Radial Forearm Distally Based Osteocutaneous Flap - Delayed plate exposure
Radial Forearm Distally Based Osteocutaneous Flap - Delayed plate exposure X-Ray
The major drawback for both techniques was absence of sensitivity. Temperature, touch and pain sensation were absent immediately after reconstruction. On late follow up, patients were counselled for neurosensory Littler flap but only two patients opted for this procedure. All patients were followed up for minimum of 6 months and a maximum of 24 months.
Discussion
In a traumatic thumb loss replantation and reconstruction are the available methods. The choice of the method is guided by the level of thumb amputation. Physical examination and radiographs are used for determination of level of loss [4]. Osteoplastic reconstruction of the thumb is indicated in amputation at or around metacarpophalangeal level in patients who cannot, or will not, have a toe transfer [5]. Any of the microsurgical reconstruction with second-toe transfer, great toe transfer, or wraparound technique will give much better result, both functionally and cosmetically [6]. However, in many situations, patients might be reluctant to sacrifice a toe for reconstruction of the thumb.
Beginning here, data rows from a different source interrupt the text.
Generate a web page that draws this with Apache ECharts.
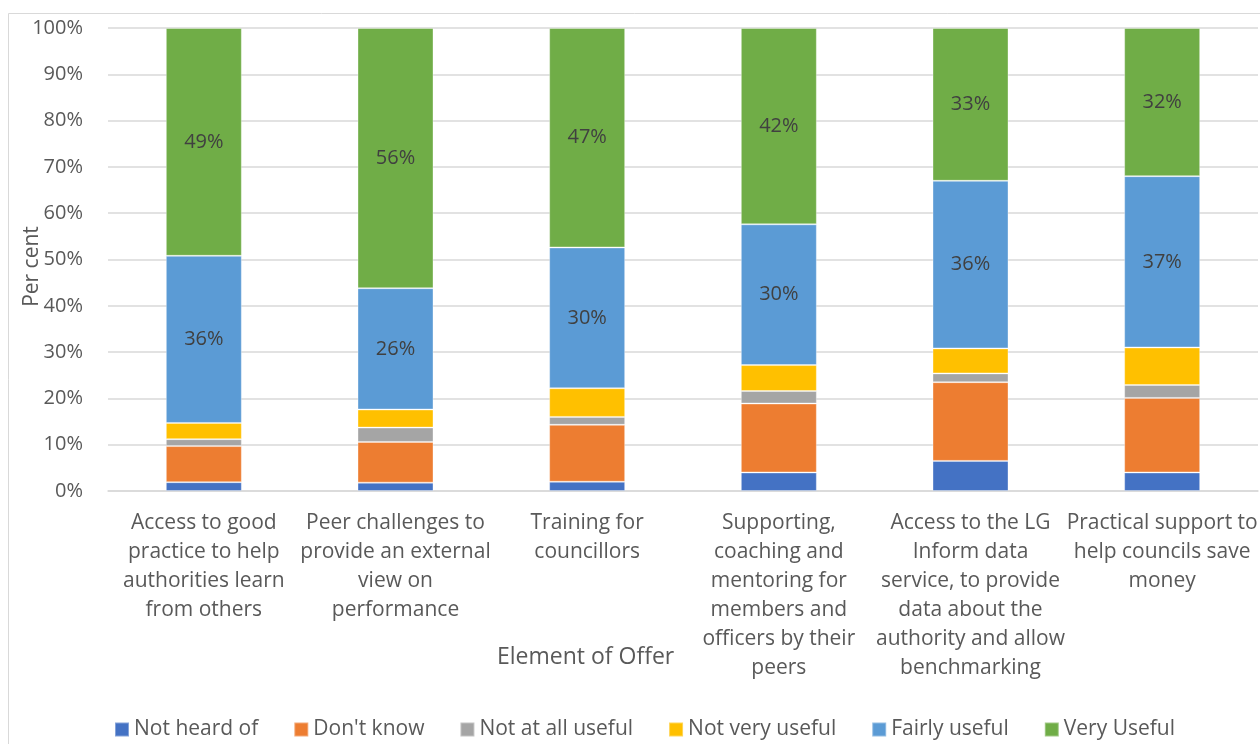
<!DOCTYPE html>
<html>
<head>
<meta charset="utf-8">
<script src="https://cdn.jsdelivr.net/npm/echarts@6/dist/echarts.min.js"></script>
<style>
  html, body { margin: 0; padding: 0; background: #fff; }
  #chart { width: 1260px; height: 744px; }
</style>
</head>
<body>
<div id="chart"></div>
<script>
// Survey responses by element of the offer (per cent of respondents)
const categories = [
  'Access to good\npractice to help\nauthorities learn\nfrom others',
  'Peer challenges to\nprovide an external\nview on\nperformance',
  'Training for\ncouncillors',
  'Supporting,\ncoaching and\nmentoring for\nmembers and\nofficers by their\npeers',
  'Access to the LG\nInform data\nservice, to provide\ndata about the\nauthority and allow\nbenchmarking',
  'Practical support to\nhelp councils save\nmoney'
];

const notHeardOf     = [1.9, 1.8, 2.0, 4.0, 6.5, 4.0];
const dontKnow       = [7.8, 8.8, 12.3, 14.9, 17.0, 16.1];
const notAtAllUseful = [1.5, 3.1, 1.7, 2.7, 1.9, 2.8];
const notVeryUseful  = [3.5, 3.9, 6.2, 5.6, 5.4, 8.1];
const fairlyUseful   = [36.1, 26.2, 30.4, 30.4, 36.2, 37.0];
const veryUseful     = [49.2, 56.2, 47.4, 42.4, 33.0, 32.0];

const seriesNames  = ['Not heard of', "Don't know", 'Not at all useful', 'Not very useful', 'Fairly useful', 'Very Useful'];
const seriesValues = [notHeardOf, dontKnow, notAtAllUseful, notVeryUseful, fairlyUseful, veryUseful];
const seriesColors = ['#4472C4', '#ED7D31', '#A5A5A5', '#FFC000', '#5B9BD5', '#70AD47'];
const labelled     = [false, false, false, false, true, true];

const FONT = 'Open Sans';
const TEXT = '#595959';

const chart = echarts.init(document.getElementById('chart'), null, { renderer: 'canvas' });

chart.setOption({
  animation: false,
  backgroundColor: '#fff',
  textStyle: { fontFamily: FONT },
  grid: { left: 108, right: 2, top: 28, bottom: 253, containLabel: false, outerBoundsMode: 'none' },
  legend: {
    bottom: 4,
    left: 114,
    padding: 0,
    itemWidth: 14,
    itemHeight: 14,
    itemGap: 35,
    icon: 'rect',
    textStyle: { fontFamily: FONT, fontSize: 21, color: TEXT },
    data: seriesNames
  },
  xAxis: {
    type: 'category',
    data: categories,
    axisTick: { show: false },
    axisLine: { show: true, lineStyle: { color: '#D9D9D9', width: 1.5 } },
    axisLabel: {
      interval: 0,
      margin: 18,
      fontFamily: FONT,
      fontSize: 21,
      lineHeight: 29,
      color: TEXT,
      verticalAlign: 'top'
    }
  },
  yAxis: {
    type: 'value',
    min: 0,
    max: 100,
    interval: 10,
    name: 'Per cent',
    nameLocation: 'middle',
    nameGap: 65,
    nameMoveOverlap: false,
    nameTextStyle: { fontFamily: FONT, fontSize: 21, color: TEXT, padding: [0, 14, 0, 0] },
    axisLine: { show: false },
    axisTick: { show: false },
    splitLine: { lineStyle: { color: '#D9D9D9', width: 1.5 } },
    axisLabel: {
      margin: 25,
      fontFamily: FONT,
      fontSize: 20,
      color: TEXT,
      formatter: v => v + '%'
    }
  },
  graphic: [
    {
      type: 'rect',
      shape: { x: 8.5, y: 13.5, width: 1300, height: 800 },
      style: { fill: 'none', stroke: '#D9D9D9', lineWidth: 1 },
      silent: true,
      z: -10
    },
    {
      type: 'text',
      left: 497,
      top: 646,
      style: { text: 'Element of Offer', fontFamily: FONT, fontSize: 23, fill: TEXT }
    }
  ],
  series: seriesNames.map((name, i) => ({
    name,
    type: 'bar',
    stack: 'total',
    barWidth: 76,
    data: seriesValues[i],
    itemStyle: { color: seriesColors[i], borderColor: 'rgba(255,255,255,0.35)', borderWidth: 1 },
    label: {
      show: labelled[i],
      position: 'inside',
      fontFamily: FONT,
      fontSize: 20,
      color: '#404040',
      formatter: p => Math.round(p.value) + '%'
    }
  }))
});
</script>
</body>
</html>
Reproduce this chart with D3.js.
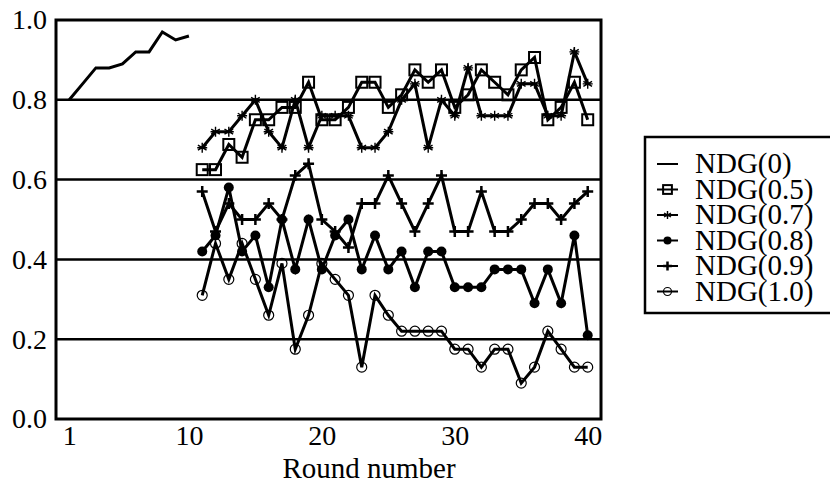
<!DOCTYPE html>
<html>
<head>
<meta charset="utf-8">
<script src="https://d3js.org/d3.v7.min.js"></script>
<style>
  html, body { margin: 0; padding: 0; background: #fff; }
  svg { display: block; }
</style>
</head>
<body>
<svg id="chart" width="830" height="486"></svg>
<script>
// ---- data ----
const roundsA = [1, 2, 3, 4, 5, 6, 7, 8, 9, 10];
const roundsB = [11, 12, 13, 14, 15, 16, 17, 18, 19, 20, 21, 22, 23, 24, 25,
                 26, 27, 28, 29, 30, 31, 32, 33, 34, 35, 36, 37, 38, 39, 40];
const ndg00 = [0.80, 0.84, 0.88, 0.88, 0.89, 0.92, 0.92, 0.97, 0.95, 0.96];
const ndg05 = [0.625, 0.625, 0.688, 0.656, 0.75, 0.75, 0.781, 0.781, 0.844, 0.75,
               0.75, 0.781, 0.844, 0.844, 0.781, 0.8125, 0.875, 0.844, 0.875, 0.781,
               0.8125, 0.875, 0.844, 0.8125, 0.875, 0.906, 0.75, 0.781, 0.844, 0.75];
const ndg07 = [0.68, 0.72, 0.72, 0.76, 0.80, 0.72, 0.68, 0.80, 0.68, 0.76,
               0.76, 0.76, 0.68, 0.68, 0.72, 0.80, 0.84, 0.68, 0.80, 0.76,
               0.88, 0.76, 0.76, 0.76, 0.84, 0.84, 0.76, 0.76, 0.92, 0.84];
const ndg08 = [0.42, 0.46, 0.58, 0.42, 0.46, 0.33, 0.50, 0.375, 0.50, 0.375,
               0.46, 0.50, 0.375, 0.46, 0.375, 0.42, 0.33, 0.42, 0.42, 0.33,
               0.33, 0.33, 0.375, 0.375, 0.375, 0.29, 0.375, 0.29, 0.46, 0.21];
const ndg09 = [0.57, 0.47, 0.54, 0.50, 0.50, 0.54, 0.50, 0.61, 0.64, 0.50,
               0.47, 0.43, 0.54, 0.54, 0.61, 0.54, 0.47, 0.54, 0.61, 0.47,
               0.47, 0.57, 0.47, 0.47, 0.50, 0.54, 0.54, 0.50, 0.54, 0.57];
const ndg10 = [0.31, 0.44, 0.35, 0.44, 0.35, 0.26, 0.39, 0.175, 0.26, 0.39,
               0.35, 0.31, 0.13, 0.31, 0.26, 0.22, 0.22, 0.22, 0.22, 0.175,
               0.175, 0.13, 0.175, 0.175, 0.09, 0.13, 0.22, 0.175, 0.13, 0.13];
const seriesNames = ["NDG(0)", "NDG(0.5)", "NDG(0.7)", "NDG(0.8)", "NDG(0.9)", "NDG(1.0)"];
const seriesMarkers = ["none", "square", "asterisk", "dot", "plus", "circle"];
const xTicks = [1, 10, 20, 30, 40];
const yTicks = [0.0, 0.2, 0.4, 0.6, 0.8, 1.0];
const gridValues = [0.2, 0.4, 0.6, 0.8];
const xLabel = "Round number";

// ---- layout ----
const FONT = '"Liberation Serif"';
const L = 56, R = 601, T = 20, B = 419;
const svg = d3.select("#chart");
const x = d3.scaleLinear().domain([0, 41]).range([L, R]);
const y = d3.scaleLinear().domain([0, 1]).range([B, T]);

// gridlines
svg.append("g").selectAll("line").data(gridValues).join("line")
  .attr("x1", L).attr("x2", R)
  .attr("y1", d => y(d)).attr("y2", d => y(d))
  .attr("stroke", "#000").attr("stroke-width", 2.5);

// axes
const xAxis = svg.append("g").attr("transform", `translate(0,${B})`)
  .call(d3.axisBottom(x).tickValues(xTicks).tickSize(0).tickPadding(6).tickFormat(d3.format("d")));
xAxis.select(".domain").remove();
xAxis.selectAll("text").style("font-family", FONT).style("font-size", "28px").style("fill", "#000");

const yAxis = svg.append("g").attr("transform", `translate(${L},0)`)
  .call(d3.axisLeft(y).tickValues(yTicks).tickSize(0).tickPadding(9).tickFormat(d3.format(".1f")));
yAxis.select(".domain").remove();
yAxis.selectAll("text").style("font-family", FONT).style("font-size", "28px").style("fill", "#000");

svg.append("text").attr("x", 369).attr("y", 478).attr("text-anchor", "middle")
  .style("font-family", FONT).style("font-size", "29px").text(xLabel);

// ---- series ----
const series = [
  { rounds: roundsA, values: ndg00 },
  { rounds: roundsB, values: ndg05 },
  { rounds: roundsB, values: ndg07 },
  { rounds: roundsB, values: ndg08 },
  { rounds: roundsB, values: ndg09 },
  { rounds: roundsB, values: ndg10 }
].map((s, i) => ({ ...s, name: seriesNames[i], marker: seriesMarkers[i],
                   pts: s.rounds.map((r, j) => [r, s.values[j]]) }));

const line = d3.line().x(d => x(d[0])).y(d => y(d[1]));

function drawMarker(g, type, cx, cy, scale) {
  const s = scale;
  if (type === "square") {
    g.append("rect").attr("x", cx - 5.5 * s).attr("y", cy - 5.5 * s)
      .attr("width", 11 * s).attr("height", 11 * s)
      .attr("fill", "none").attr("stroke", "#000").attr("stroke-width", 2);
  } else if (type === "circle") {
    g.append("circle").attr("cx", cx).attr("cy", cy).attr("r", 5 * s)
      .attr("fill", "none").attr("stroke", "#000").attr("stroke-width", 1.2);
  } else if (type === "dot") {
    g.append("circle").attr("cx", cx).attr("cy", cy).attr("r", 5 * s).attr("fill", "#000");
  } else if (type === "plus") {
    const a = 5.5 * s;
    g.append("path").attr("d", `M${cx - a},${cy}H${cx + a}M${cx},${cy - a}V${cy + a}`)
      .attr("stroke", "#000").attr("stroke-width", 2.5).attr("fill", "none");
  } else if (type === "asterisk") {
    const a = 5 * s;
    let d = `M${cx},${cy - a}V${cy + a}`;
    [30, 150].forEach(deg => {
      const r = deg * Math.PI / 180;
      d += `M${cx - a * Math.cos(r)},${cy - a * Math.sin(r)}L${cx + a * Math.cos(r)},${cy + a * Math.sin(r)}`;
    });
    d += `M${cx - a},${cy}H${cx + a}`;
    g.append("path").attr("d", d).attr("stroke", "#000").attr("stroke-width", 1.4).attr("fill", "none");
  }
}

series.forEach(s => {
  const g = svg.append("g");
  g.append("path").datum(s.pts).attr("d", line)
    .attr("fill", "none").attr("stroke", "#000").attr("stroke-width", 3)
    .attr("stroke-linejoin", "miter");
  s.pts.forEach(p => drawMarker(g, s.marker, x(p[0]), y(p[1]), 1));
});

// frame
svg.append("rect").attr("x", L).attr("y", T).attr("width", R - L).attr("height", B - T)
  .attr("fill", "none").attr("stroke", "#000").attr("stroke-width", 3);

// ---- legend ----
const lg = svg.append("g");
lg.append("rect").attr("x", 645).attr("y", 137).attr("width", 200).attr("height", 176)
  .attr("fill", "none").attr("stroke", "#000").attr("stroke-width", 2.5);
series.forEach((s, i) => {
  const cy = 164 + 25.5 * i;
  lg.append("line").attr("x1", 657).attr("x2", 678).attr("y1", cy).attr("y2", cy)
    .attr("stroke", "#000").attr("stroke-width", 2);
  drawMarker(lg, s.marker, 667.5, cy, 0.8);
  lg.append("text").attr("x", 695).attr("y", cy + 9.3)
    .style("font-family", FONT).style("font-size", "29px").text(s.name);
});
</script>
</body>
</html>
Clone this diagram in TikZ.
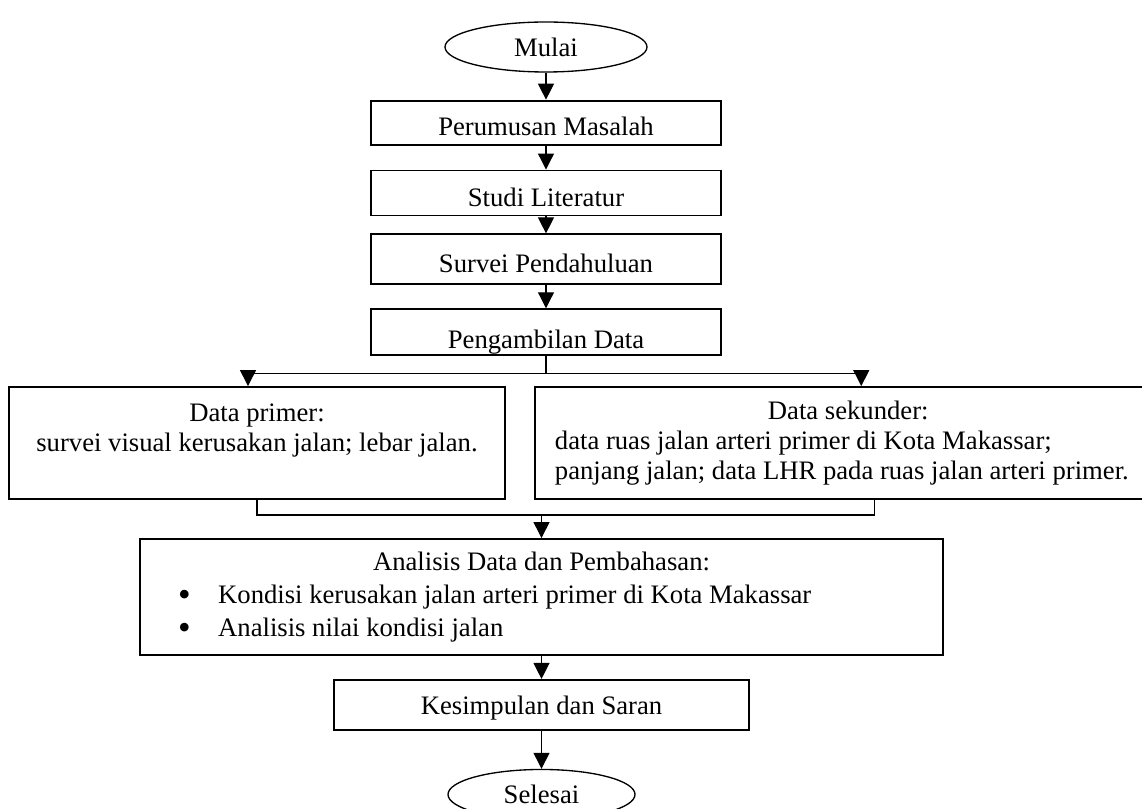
\documentclass[tikz,border=0pt]{standalone}
\usepackage{fontspec}
\setmainfont{Liberation Serif}
\usetikzlibrary{shapes.geometric,positioning,arrows.meta}

\newcommand{\butir}{\hspace*{28.5pt}\makebox[30pt][l]{\raisebox{-2pt}{\fontsize{27}{27}\selectfont\textbullet}}}

\begin{document}
\begin{tikzpicture}[x=0.75pt,y=-0.75pt,>={Triangle[width=12pt,length=12pt]},line width=0.9pt,
		font=\fontsize{20}{22.5}\selectfont,
		kotak/.style={draw,line width=1.4pt,inner xsep=0pt,inner ysep=0pt,minimum width=263pt},
		terminal/.style={draw,ellipse,line width=1pt,inner sep=0pt,minimum width=#1,minimum height=37.5pt}]
		\useasboundingbox (0,0) rectangle (1142,809);
		\clip (0,0) rectangle (1142,809);

		\node[terminal=151.5pt] (mulai) at (546,47) {Mulai};
		\node[kotak,text height=26.25pt,text depth=6.75pt] (masalah) [below=20.25pt of mulai] {Perumusan Masalah};
		\node[kotak,text height=27pt,text depth=6.75pt] (literatur) [below=18pt of masalah] {Studi Literatur};
		\node[kotak,text height=28.5pt,text depth=9pt] (survei) [below=12.75pt of literatur] {Survei Pendahuluan};
		\node[kotak,text height=29.25pt,text depth=5.25pt] (data) [below=17.25pt of survei] {Pengambilan Data};

		\node[kotak,align=center,text width=372pt,minimum height=84pt] (primer) at (257,443)
			{\spaceskip=.25em\relax Data primer:\\ survei visual kerusakan jalan; lebar jalan.\\ \null};
		\node[kotak,anchor=west,align=left,text width=440pt,inner xsep=15pt,minimum height=84pt] (sekunder) at (534,443)
			{\spaceskip=.25em\relax\hfill Data sekunder:\hfill\null\\
			data ruas jalan arteri primer di Kota Makassar;\\
			panjang jalan; data LHR pada ruas jalan arteri primer.};

		\node[kotak,align=left,text width=602pt,minimum height=87pt,font=\fontsize{20}{24.75}\selectfont] (analisis) at (541.5,597)
			{\spaceskip=.25em\relax\hfill Analisis Data dan Pembahasan:\hfill\null\\
			\butir Kondisi kerusakan jalan arteri primer di Kota Makassar\\
			\butir Analisis nilai kondisi jalan};
		\node[kotak,minimum width=311.25pt,text height=26.25pt,text depth=11.25pt] (simpulan) [below=17.25pt of analisis] {Kesimpulan dan Saran};
		\node[terminal=140.25pt] (selesai) [below=28.5pt of simpulan] {Selesai};

		\draw[->] (mulai) -- (masalah);
		\draw[->] (masalah) -- (literatur);
		\draw[->] (literatur) -- (survei);
		\draw[->] (survei) -- (data);

		% cabang ke data primer dan sekunder
		\draw (data.south) -- ++(0,17) coordinate (cabang);
		\draw[->] (cabang) -| ([xshift=-6.75pt]primer.north);
		\draw[->] (cabang) -| ([xshift=9.75pt]sekunder.north);

		\coordinate (gabung) at ([yshift=17.25pt]analisis.north);
		\draw (primer.south) |- (gabung) -| ([xshift=19.5pt]sekunder.south);
		\draw[->] (gabung) -- (analisis.north);

		\draw[->] (analisis) -- (simpulan);
		\draw[->] (simpulan) -- (selesai);
\end{tikzpicture}
\end{document}
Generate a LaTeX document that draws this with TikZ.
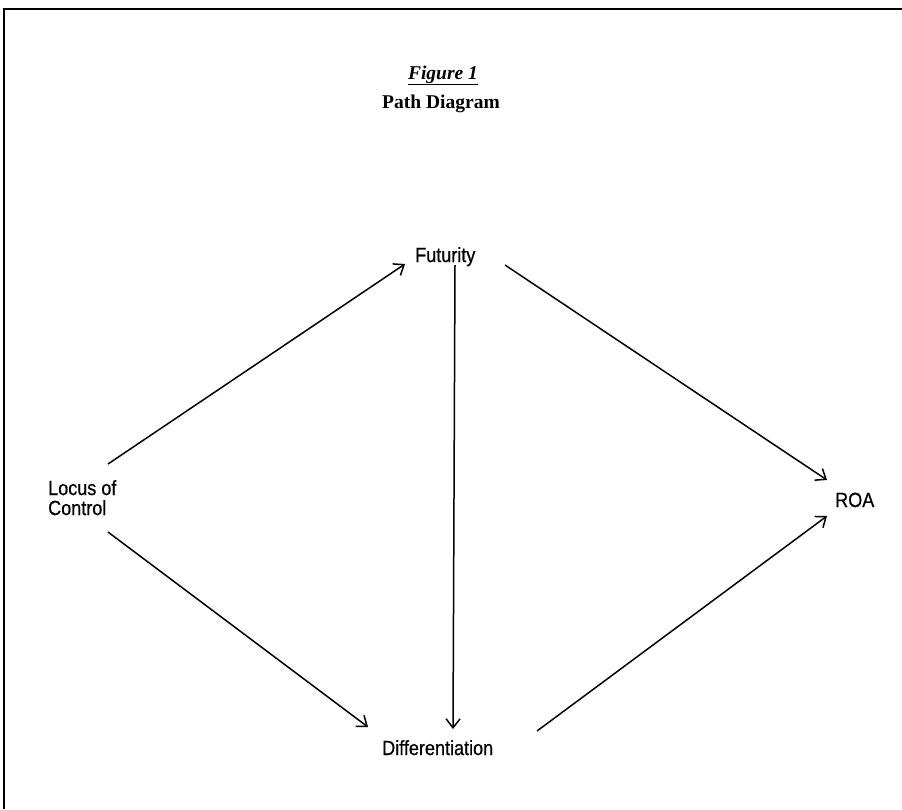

In countries where thong sandals are the main footwear, loss of second or great toe might be viewed as unacceptable deficit [7]. Cultural issues regarding loss of another digit or toe might also play a role in patient’s decision making. Osteoplastic reconstruction, although inferior in cosmetic outcome, does not require sacrifice of another finger or a toe and also does not need microsurgical expertise [8,9].
Both groin flap and radial forearm flap are reliable and versatile flaps. Requirement of multiple-stage surgery, poor sensation and absorption of bone graft were the main hindering factors with groin flap and iliac crest bone graft [10]. With this technique, donor site morbidity and scar was much acceptable to patients when compared with radial forearm flap. Radial forearm osteocutaneous flap was single stage technique with vascularized bone graft. Disadvantages of this flap were donor site graft loss and visible forearm scar. Though we have not seen any donor site fractures, it is a well-known complication of this technique. Both flaps were non sensate flap and needed Littler flap for regaining sensation at tip of reconstructed thumb. Partial flap loss can be disastrous as it lessens the width of flap, length of the thumb, bone graft exposure and loss of the bone graft [9]. Minimal requirement for optimal functional thumb can be achieved with osteoplastic reconstruction techniques as shown in [Table/Fig-13,14 and 15].
Optimal thumb functions – Pulp-to-pulp pinch
Optimal thumb functions – Tripod pinch to enable fine object manipulation
Optimal thumb functions – Hand-digital cylinder grasp for larger objects
Limitations of The Study
The sample size was limited due to access to the patients from a single tertiary care center and due to the time bound nature of the study. The study needs to continue over next few years to include additional patients from the other hospitals and tertiary care centres around the region to draw statistically significant conclusions.
Conclusion
While Toe-to-thumb transplantation is the gold standard, we observed that osteoplastic reconstruction is a very good alternative. If mobility at CMC joint is intact, good opposition and grasp can be achieved with osteoplastic techniques. Most of the patients were manual labourers, hence stability, length, position and strength were most important factors to be achieved. Most of the patient returned back to their previous occupations and were able to use their thumb for earning livelihood. We observed that osteoplastic reconstruction for thumb amputations around metacarpophalangeal joint, when planned meticulously, can result in satisfactory restoration of thumb function.